There it is: gaze with wonder. It is as rare as a black pearl. (For the record, the columnist is African American, and I debated whether I could even use the the previous expression without being accused of something, before saying—to myself, of course—screw it, it’s my blog, I can use language as it was intended without worrying about giving offense.)
But one paragraph hardly makes a column. So the rest is more of the same bilge:
As for “hockey-mommin,” that’s a stretch, too.
Palin is the governor of Alaska. Granted, Alaska is a sparsely populated state, but being governor of any state has to be a full-time job.
Even with a supportive husband, I doubt seriously that Palin has time to be a hockey mom unless she is making a personal appearance on a campaign trail.
And while 7-year-old Piper Palin gave the world a fuzzy moment on stage at the convention when she licked her hand and smoothed her baby brother’s hair, and when Bristol, 17 and pregnant, held Trig against her chest while her mother shook the hands of adoring fans, I couldn’t help but wonder what it’s really like for these kids.
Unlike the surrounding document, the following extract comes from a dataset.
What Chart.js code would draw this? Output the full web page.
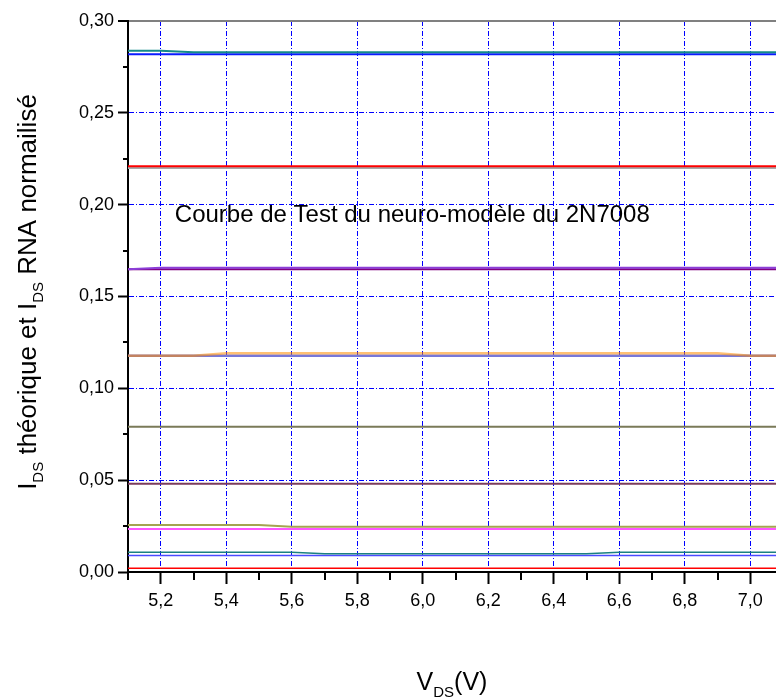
<!DOCTYPE html>
<html lang="fr">
<head>
    <meta charset="UTF-8">
    <title>Courbe de Test du neuro-modèle du 2N7008</title>
    <script src="https://cdn.jsdelivr.net/npm/chart.js"></script>
    <style>
        body {
            margin: 0;
            background: #ffffff;
            overflow: hidden;
        }
        .chart-box {
            position: relative;
            width: 800px;
            height: 697px;
        }
    </style>
</head>
<body>
    <div class="chart-box">
        <canvas id="idsChart"></canvas>
    </div>

    <script>
        // V_DS sample points (V)
        const vds = [5.1, 5.2, 5.3, 5.4, 5.5, 5.6, 5.7, 5.8, 5.9, 6.0, 6.1, 6.2, 6.3, 6.4, 6.5, 6.6, 6.7, 6.8, 6.9, 7.0, 7.1];

        // I_DS curves, normalised (theoretical and ANN output)
        const idsTealTop  = [0.2838, 0.2838, 0.2830, 0.2830, 0.2830, 0.2830, 0.2830, 0.2830, 0.2830, 0.2830, 0.2830, 0.2830, 0.2830, 0.2830, 0.2830, 0.2830, 0.2830, 0.2830, 0.2830, 0.2830, 0.2830];
        const idsBlueTop  = [0.2819, 0.2819, 0.2819, 0.2819, 0.2819, 0.2819, 0.2819, 0.2819, 0.2819, 0.2819, 0.2819, 0.2819, 0.2819, 0.2819, 0.2819, 0.2819, 0.2819, 0.2819, 0.2819, 0.2819, 0.2819];
        const idsRed      = [0.2209, 0.2209, 0.2209, 0.2209, 0.2209, 0.2209, 0.2209, 0.2209, 0.2209, 0.2209, 0.2209, 0.2209, 0.2209, 0.2209, 0.2209, 0.2209, 0.2209, 0.2209, 0.2209, 0.2209, 0.2209];
        const idsGray     = [0.2200, 0.2200, 0.2200, 0.2200, 0.2200, 0.2200, 0.2200, 0.2200, 0.2200, 0.2200, 0.2200, 0.2200, 0.2200, 0.2200, 0.2200, 0.2200, 0.2200, 0.2200, 0.2200, 0.2200, 0.2200];
        const idsViolet   = [0.1648, 0.1657, 0.1657, 0.1657, 0.1657, 0.1657, 0.1657, 0.1657, 0.1657, 0.1657, 0.1657, 0.1657, 0.1657, 0.1657, 0.1657, 0.1657, 0.1657, 0.1657, 0.1657, 0.1657, 0.1657];
        const idsPurple   = [0.1648, 0.1648, 0.1648, 0.1648, 0.1648, 0.1648, 0.1648, 0.1648, 0.1648, 0.1648, 0.1648, 0.1648, 0.1648, 0.1648, 0.1648, 0.1648, 0.1648, 0.1648, 0.1648, 0.1648, 0.1648];
        const idsOrange   = [0.1178, 0.1178, 0.1178, 0.1191, 0.1191, 0.1191, 0.1191, 0.1191, 0.1191, 0.1191, 0.1191, 0.1191, 0.1191, 0.1191, 0.1191, 0.1191, 0.1191, 0.1191, 0.1191, 0.1178, 0.1178];
        const idsSlate    = [0.1178, 0.1178, 0.1178, 0.1178, 0.1178, 0.1178, 0.1178, 0.1178, 0.1178, 0.1178, 0.1178, 0.1178, 0.1178, 0.1178, 0.1178, 0.1178, 0.1178, 0.1178, 0.1178, 0.1178, 0.1178];
        const idsOlive    = [0.0791, 0.0791, 0.0791, 0.0791, 0.0791, 0.0791, 0.0791, 0.0791, 0.0791, 0.0791, 0.0791, 0.0791, 0.0791, 0.0791, 0.0791, 0.0791, 0.0791, 0.0791, 0.0791, 0.0791, 0.0791];
        const idsMaroon   = [0.0481, 0.0481, 0.0481, 0.0481, 0.0481, 0.0481, 0.0481, 0.0481, 0.0481, 0.0481, 0.0481, 0.0481, 0.0481, 0.0481, 0.0481, 0.0481, 0.0481, 0.0481, 0.0481, 0.0481, 0.0481];
        const idsKhaki    = [0.0256, 0.0256, 0.0256, 0.0256, 0.0256, 0.0247, 0.0247, 0.0247, 0.0247, 0.0247, 0.0247, 0.0247, 0.0247, 0.0247, 0.0247, 0.0247, 0.0247, 0.0247, 0.0247, 0.0247, 0.0247];
        const idsMagenta  = [0.0234, 0.0234, 0.0234, 0.0234, 0.0234, 0.0234, 0.0234, 0.0234, 0.0234, 0.0234, 0.0234, 0.0234, 0.0234, 0.0234, 0.0234, 0.0234, 0.0234, 0.0234, 0.0234, 0.0234, 0.0234];
        const idsTealLow  = [0.0107, 0.0107, 0.0107, 0.0107, 0.0107, 0.0107, 0.0100, 0.0100, 0.0100, 0.0100, 0.0100, 0.0100, 0.0100, 0.0100, 0.0100, 0.0107, 0.0107, 0.0107, 0.0107, 0.0107, 0.0107];
        const idsBlueLow  = [0.0090, 0.0090, 0.0090, 0.0090, 0.0090, 0.0090, 0.0090, 0.0090, 0.0090, 0.0090, 0.0090, 0.0090, 0.0090, 0.0090, 0.0090, 0.0090, 0.0090, 0.0090, 0.0090, 0.0090, 0.0090];
        const idsRedLow   = [0.0020, 0.0020, 0.0020, 0.0020, 0.0020, 0.0020, 0.0020, 0.0020, 0.0020, 0.0020, 0.0020, 0.0020, 0.0020, 0.0020, 0.0020, 0.0020, 0.0020, 0.0020, 0.0020, 0.0020, 0.0020];

        // axis ticks
        const xTickValues = [5.2, 5.4, 5.6, 5.8, 6.0, 6.2, 6.4, 6.6, 6.8, 7.0];
        const xTickLabels = ['5,2', '5,4', '5,6', '5,8', '6,0', '6,2', '6,4', '6,6', '6,8', '7,0'];
        const xMinorTicks = [5.1, 5.3, 5.5, 5.7, 5.9, 6.1, 6.3, 6.5, 6.7, 6.9];
        const yTickValues = [0, 0.05, 0.10, 0.15, 0.20, 0.25, 0.30];
        const yTickLabels = ['0,00', '0,05', '0,10', '0,15', '0,20', '0,25', '0,30'];
        const yMinorTicks = [0.025, 0.075, 0.125, 0.175, 0.225, 0.275];

        const noteText = 'Courbe de Test du neuro-modèle du 2N7008';
        const xTitle = [['V', false], ['DS', true], ['(V)', false]];
        const yTitle = [['I', false], ['DS', true], [' théorique et I', false], ['DS', true], [' RNA normailisé', false]];

        const FONT = '"Liberation Sans", Arial, sans-serif';

        function series(values, color, width) {
            return {
                data: vds.map((v, i) => ({ x: v, y: values[i] })),
                borderColor: color,
                borderWidth: width,
                pointRadius: 0,
                tension: 0,
                fill: false
            };
        }

        // text with subscripts, centred on the current origin
        function drawRich(ctx, parts, size, subSize, subDrop) {
            let total = 0;
            parts.forEach(([t, sub]) => {
                ctx.font = (sub ? subSize : size) + 'px ' + FONT;
                total += ctx.measureText(t).width;
            });
            let cx = -total / 2;
            parts.forEach(([t, sub]) => {
                ctx.font = (sub ? subSize : size) + 'px ' + FONT;
                ctx.fillText(t, cx, sub ? subDrop : 0);
                cx += ctx.measureText(t).width;
            });
        }

        const extras = {
            id: 'extras',
            afterDraw(chart) {
                const { ctx, chartArea, scales: { x, y } } = chart;
                ctx.save();

                // minor ticks
                ctx.strokeStyle = '#000';
                ctx.lineWidth = 2;
                ctx.beginPath();
                xMinorTicks.forEach(v => {
                    const px = Math.round(x.getPixelForValue(v));
                    ctx.moveTo(px, chartArea.bottom);
                    ctx.lineTo(px, chartArea.bottom + 8);
                });
                yMinorTicks.forEach(v => {
                    const py = Math.round(y.getPixelForValue(v));
                    ctx.moveTo(chartArea.left - 5, py);
                    ctx.lineTo(chartArea.left, py);
                });
                ctx.stroke();

                ctx.fillStyle = '#000';
                ctx.textBaseline = 'alphabetic';
                ctx.textAlign = 'left';

                // label inside the plot
                ctx.font = '24px ' + FONT;
                ctx.fillText(noteText, x.getPixelForValue(5.243), y.getPixelForValue(0.1903));

                // axis titles
                ctx.save();
                ctx.translate(452, 690);
                drawRich(ctx, xTitle, 25, 15, 7);
                ctx.restore();

                ctx.save();
                ctx.translate(36, 292);
                ctx.rotate(-Math.PI / 2);
                drawRich(ctx, yTitle, 26, 15, 7);
                ctx.restore();

                ctx.restore();
            }
        };

        const gridDash = [5, 2, 1, 2];

        const ctx = document.getElementById('idsChart').getContext('2d');
        const idsChart = new Chart(ctx, {
            type: 'line',
            data: {
                datasets: [
                    series(idsTealTop, '#138a8a', 2),
                    series(idsBlueTop, '#0a1aff', 2),
                    series(idsRed, '#ff0000', 2),
                    series(idsGray, '#a8a8a8', 2),
                    series(idsViolet, '#8c3fd8', 2),
                    series(idsPurple, '#800080', 2),
                    series(idsOrange, 'rgba(255,140,0,0.55)', 2.5),
                    series(idsSlate, '#7878d8', 2.5),
                    series(idsOlive, '#7a7a58', 2),
                    series(idsMaroon, '#7a3c5c', 2),
                    series(idsKhaki, '#a4a450', 2),
                    series(idsMagenta, '#ff55ff', 2),
                    series(idsTealLow, '#1a8080', 1.5),
                    series(idsBlueLow, '#4a4aff', 1.5),
                    series(idsRedLow, '#ff0000', 1.5)
                ]
            },
            options: {
                responsive: true,
                maintainAspectRatio: false,
                animation: false,
                layout: { padding: { top: 21, right: 17, left: 0, bottom: 0 } },
                plugins: {
                    legend: { display: false },
                    tooltip: { enabled: false }
                },
                scales: {
                    x: {
                        type: 'linear',
                        min: 5.1,
                        max: 7.1,
                        afterBuildTicks: s => { s.ticks = xTickValues.map(v => ({ value: v })); },
                        afterFit: s => { s.height = 125; },
                        ticks: {
                            autoSkip: false,
                            maxRotation: 0,
                            padding: 6,
                            color: '#000',
                            font: { family: FONT, size: 18 },
                            callback: (v, i) => xTickLabels[i]
                        },
                        grid: {
                            color: '#0000ff',
                            lineWidth: 1,
                            tickLength: 12,
                            tickWidth: 2,
                            tickColor: '#000'
                        },
                        border: { color: '#000', width: 2, dash: gridDash }
                    },
                    y: {
                        type: 'linear',
                        min: 0,
                        max: 0.30,
                        afterBuildTicks: s => { s.ticks = yTickValues.map(v => ({ value: v })); },
                        afterFit: s => { s.width = 128; },
                        ticks: {
                            autoSkip: false,
                            padding: 4,
                            color: '#000',
                            font: { family: FONT, size: 18 },
                            callback: (v, i) => yTickLabels[i]
                        },
                        grid: {
                            color: c => c.tick && c.tick.value === 0 ? 'rgba(0,0,0,0)' : (c.tick && c.tick.value > 0.29 ? '#808080' : '#0000ff'),
                            lineWidth: c => c.tick && c.tick.value > 0.29 ? 2 : 1,
                            tickLength: 10,
                            tickWidth: 2,
                            tickColor: '#000'
                        },
                        border: {
                            color: '#000',
                            width: 2,
                            dash: c => c.tick && c.tick.value > 0.29 ? [] : gridDash
                        }
                    }
                }
            },
            plugins: [extras]
        });
    </script>
</body>
</html>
After all, there’s no such thing as a superwoman, and children of driven moms make their own sacrifices.
When so-called “feminists” resort to calling Governor Sarah Palin a failure as a wife and mother, do they have to return their Women’s Studies degrees to the colleges and universities where they were earned? Are their subscriptions to Ms. cancelled and replaced with Cosmopolitan?
Are they even remotely conscious of the irony that while Sarah Palin threatens to remove the glass ceiling and turn it into a flower vase and a set of candlesticks, they are slopping the same old tired water of identity politics over the same old dingy floor?
If the word weren’t so loaded with sexist baggage, I’d say Mitchell was being hysterical.